すると、又吉はそのシーンの松岡にも触れ、「松岡さんはせりふが無いのに態勢だけですごく感情が伝わってくるんですよね。あそこはぜひ観ていただきたいですね」と。さらに「永田と沙希が二人で部屋にいるシーンはどれも好きなんですけど、沙希が壁にもたれてベッドに座ってパンを食べているシーンがヤバいですよね(笑)。あの空間と二人の距離と関係性というのが大好きですね」と語った。
行定監督も「あのシーンの頃になると僕は松岡に指示を出さないって決めていて。最初のうちは指示していたんだけど、ことごとく松岡が違うことやってくるんです。それが面白いわけですよ(笑)」と。さらに『どこに座りたい?』って聞いたら『なるべく離れたところ』って言ってあそこに座ったんです。僕はもうちょっと近くてもいいだろうと思っていたんですけど、これが女性の気持ちなんだなと思いましたね。そこに対する永田の距離感も絶妙です」と撮影の裏側を明かした。
イベントの最後には、映画のロゴが書かれた垂れ幕と共に劇中の印象的なシーンの一つでもある桜並木をイメージした桜吹雪を散らせる演出が行われた。山﨑が「この映画は観終わった後、大切な人を思い浮かべる作品になっていると思います。生きていく中で上手くいかないこともたくさんあると思うんですけど、最後にはいい方向に向かっていくんじゃないかと思える作品になっているので、公開まで魅力を伝えていけるように頑張りたい」とあいさつし、イベントは終了した。
イベントの最中にはサプライズとして行定監督と親交の深いポン・ジュノ監督から「劇場」を鑑賞した感想が記載された手紙が届き、MCによって代読された。
<ポン・ジュノ監督 コメント>
成長と克服に関する物語で、果てしなく長く、終わりの見えないある時期を乗り越えていく物語ですが、青春期の男女の感情の繊細な調律師である行定監督ならではの熟練した、老練な腕前(力量)を再確認させてくれる作品でした。

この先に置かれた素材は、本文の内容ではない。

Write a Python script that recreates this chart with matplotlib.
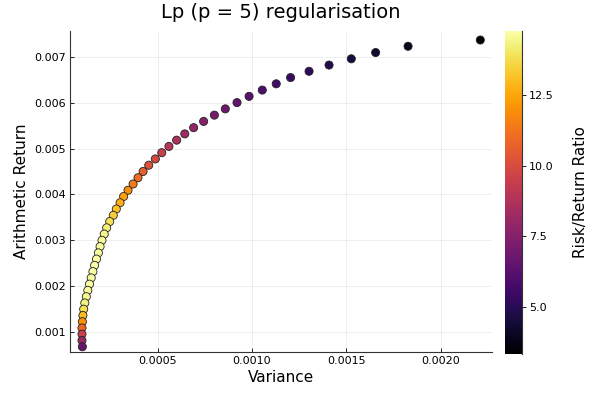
import matplotlib
matplotlib.use("Agg")
import matplotlib.pyplot as plt
import numpy as np

title = "Lp (p = 5) regularisation"
x_label = "Variance"
y_label = "Arithmetic Return"
cbar_label = "Risk/Return Ratio"

variance = [0.002211, 0.001828, 0.001656, 0.001527, 0.001409, 0.001303, 0.001205,
            0.001129, 0.001055, 0.000985, 0.000921, 0.000859, 0.000801, 0.000744,
            0.000691, 0.000644, 0.000601, 0.000560, 0.000522, 0.000488, 0.000453,
            0.000423, 0.000396, 0.000370, 0.000343, 0.000320, 0.000301, 0.000281,
            0.000265, 0.000246, 0.000230, 0.000217, 0.000205, 0.000195, 0.000186,
            0.000176, 0.000166, 0.000157, 0.000148, 0.000139, 0.000130, 0.000122,
            0.000114, 0.000108, 0.000104, 0.000101, 0.000099, 0.000099, 0.000099,
            0.000101]
returns = [0.007378, 0.007241, 0.007104, 0.006967, 0.006830, 0.006694, 0.006557,
           0.006420, 0.006283, 0.006146, 0.006009, 0.005872, 0.005735, 0.005598,
           0.005461, 0.005325, 0.005188, 0.005051, 0.004914, 0.004777, 0.004640,
           0.004503, 0.004366, 0.004229, 0.004092, 0.003956, 0.003819, 0.003682,
           0.003545, 0.003408, 0.003271, 0.003134, 0.002997, 0.002860, 0.002723,
           0.002587, 0.002450, 0.002313, 0.002176, 0.002039, 0.001902, 0.001765,
           0.001628, 0.001491, 0.001354, 0.001218, 0.001081, 0.000944, 0.000807,
           0.000670]
x_ticks = [0.0005, 0.0010, 0.0015, 0.0020]
x_tick_labels = ["0.0005", "0.0010", "0.0015", "0.0020"]
y_ticks = [0.001, 0.002, 0.003, 0.004, 0.005, 0.006, 0.007]
y_tick_labels = ["0.001", "0.002", "0.003", "0.004", "0.005", "0.006", "0.007"]
cbar_ticks = [5.0, 7.5, 10.0, 12.5]
cbar_tick_labels = ["5.0", "7.5", "10.0", "12.5"]

var = np.array(variance)
ret = np.array(returns)
ratio = ret / var

plt.rcParams['font.family'] = ['DejaVu Sans']

fig = plt.figure(figsize=(6, 4), dpi=100)
ax = fig.add_axes([70/600, 48/400, 422/600, 321/400])
cax = fig.add_axes([505/600, 46/400, 17/600, 323/400])

sc = ax.scatter(var, ret, c=ratio, cmap='inferno', vmin=ratio.min(), vmax=ratio.max(),
                s=34, edgecolors='#222222', linewidths=0.6, zorder=3)

ax.set_xlim(0.0000355, 0.002273)
ax.set_ylim(0.000555, 0.007575)
ax.set_xticks(x_ticks)
ax.set_xticklabels(x_tick_labels)
ax.set_yticks(y_ticks)
ax.set_yticklabels(y_tick_labels)
ax.tick_params(direction='in', length=3, width=0.6, labelsize=8, colors='black', pad=3)
ax.grid(True, color='black', alpha=0.08, linewidth=0.6)
ax.set_axisbelow(True)
for s in ['top', 'right']:
    ax.spines[s].set_visible(False)
for s in ['left', 'bottom']:
    ax.spines[s].set_linewidth(0.8)
    ax.spines[s].set_color('#333333')

ax.set_title(title, fontsize=14, pad=9)
ax.set_xlabel(x_label, fontsize=11, labelpad=3)
ax.set_ylabel(y_label, fontsize=11, labelpad=4)

cb = fig.colorbar(sc, cax=cax)
cb.outline.set_visible(False)
cax.plot([1, 1], [0, 1], transform=cax.transAxes, color='#333333', lw=0.8, clip_on=False)
cb.set_ticks(cbar_ticks)
cb.set_ticklabels(cbar_tick_labels)
cax.tick_params(direction='out', length=3, width=0.6, labelsize=8, pad=2)
cb.set_label(cbar_label, fontsize=11, labelpad=14)

fig.savefig("out.png", dpi=100)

山﨑賢人さんは不確かな天才から醸し出される不安感、不確かな天才に向けて沸き起こる憐憫、その全てを可能にしました。松岡茉優さんは天使の安らぎと、反対に天使からもたらせる息苦しさの両面を見事に表現していたと思います。二人の俳優の演技が素晴らしく、本当によかったです。
この作品はまさに行定監督にしか作り得ない、長くも繊細な愛の物語であるという点で非常に印象深かったです。またこの映画は、クリエイターあるいは芸術家が抱く不安や苦痛、偏狭さや卑怯な一面をリアルに描いており、その否定的な感情を乗り越え、成長に導いていく自己省察と忍耐までも描かれています。それは同じ作り手という立場にとって、一層胸に迫るものでした。